Keep Tree Tops Where They Belong

How do we look at trees? Do we view them as living organisms with specific biological needs, or as just something to manipulate? As I look at trees pruned on public and private land, I wonder how much we have learned. Some work is good and some not so good. The not so good is often devastating and usually done without regard to the tree’s biological requirements.

Understanding how trees and branches grow is crucial. As a professional arborist in the Washington area, I am often asked to make decisions about a tree’s safety, health or aesthetics. Excluding any one of these factors could be disastrous to the plant or the client.

We have taken the largest, most magnificent organism on our planet out of the natural forest, placed it in an urban environment and asked it to do things it has never done in millions of years. There are myriad pressures placed on our trees but we expect them to grace us with all the qualities we enjoy in a natural setting. If we are to achieve our expectations, our tree care skills must compliment the plant’s biological requirements.

Trees are obliged to do one thing, which they perform better than any other living organism: They grow bigger every year. They have done this for millions of years and preventing them from growing could bring negative or quite possibly, disastrous results. Our role as tree stewards requires us to look at trees from the three aspects mentioned earlier, safety, health and aesthetics. We must look at these requirements as guidelines for tree care whether the tree is young or old. The practice of topping trees breaks all of these rules. There are no books that I am aware of which promote this practice, however, there are numerous books, journals and years of scientific evidence showing a topped tree is unsafe, unhealthy and unattractive.

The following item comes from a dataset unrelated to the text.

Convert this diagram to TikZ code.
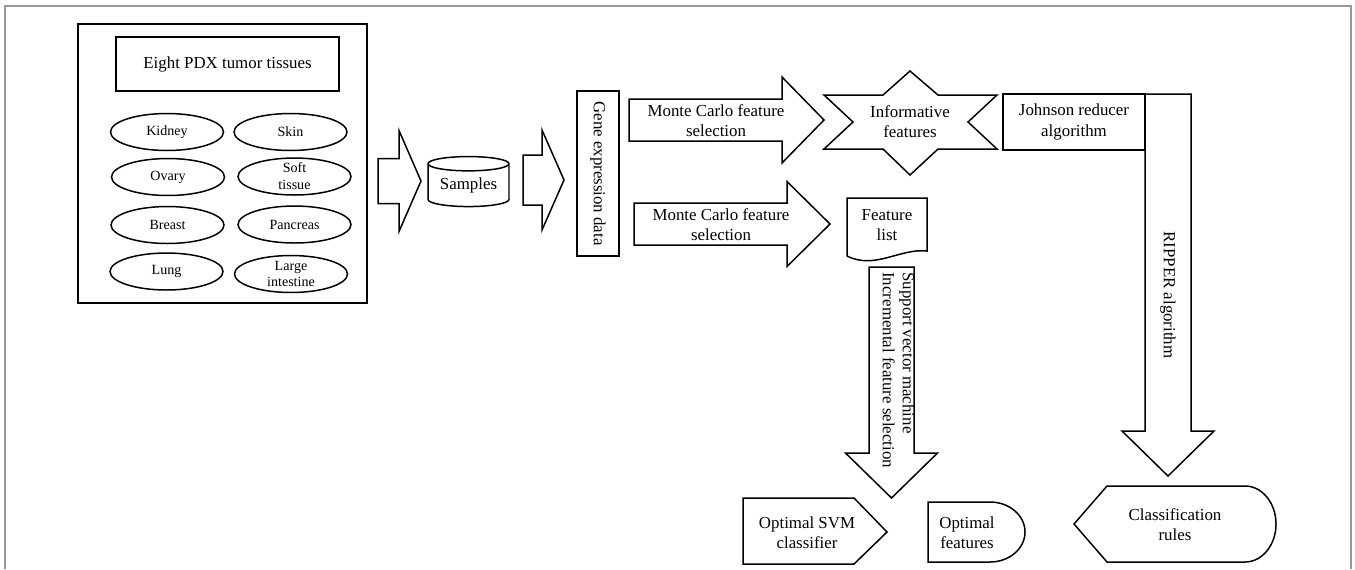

I hear your questions and understand when you say, “ How about my fruit trees, ornamental trees or damaged tree tops? “ Treetops that become damaged must be removed. This can occur during storms or from poor branch attachment. Apple trees trained to 8 feet from the start perform better than trees that must be reduced to that height because of neglect. Older, neglected fruit trees can be left taller and pruned as shade trees, which provide flowers and important wildlife habitat. Ornamentals should be planted to achieve their adult growth potential, topping these trees will not allow this natural growth and promotes decay at each point of wounding. Every aspect of maintenance for your ornamental tree will be a direct result of where the tree was placed originally. Site selection must include a consideration of the plant’s genetically programmed growth habits and how it will look 20 years after planting. Proper site selection is essential.

Topping is most evident when it is done to large shade trees. These trees lower our cooling and heating costs, while providing canopy under which we picnic with family and friends. A kindergartner once told me at an Arbor Day celebration, “tall trees are important because that’s where the monkeys live!”

From the mouths of babes! What a profound statement. Sometimes, tree professionals and tree owners just need to sit and listen.

Trees that are topped never recover and never become what they could have been. When we change a tree’s genetically programmed growth requirements by topping or removing too much of the trees’ green biomass, we force them into decline. Trees have a mass to energy ratio that has been dictated for millions of years. We must understand the tree’s internal biology, and allow it to do what it does best; get bigger every year!

Finally, trees are art. I call it the Monet/Van Gogh factor. Topping trees and “heading back” branches ruins the structural, artful architecture of any tree. When we assist trees in doing what they do naturally, we move towards a safe, healthy and aesthetically positive environment for people and trees. Trees are an investment, financially and intrinsically. In Wye Mills, Maryland we just lost the National Champion White Oak tree that lived for nearly 500 years. On the West Coast there are Redwood trees 5,000 to 10,000 years old. When humans reach 100 years we revere them as noble people. Some trees are almost 10 times that age. How do we revere them?

Trees can be easily destroyed through outdated methods of tree care. Dr. Alex Shigo, a prominent researcher and scientist, has shown through 5 decades of experiments that we can, through education, be our tree’s best friend and can, through practices such as topping, be its worst enemy.

Let’s look at trees through their “eyes” and biological requirements. Let’s look at them, as an artist would, helping them do what they do best, to grow and become the largest, most magnificent organisms on the planet. Urban trees are at our mercy but we have the power and the knowledge to make the right decisions!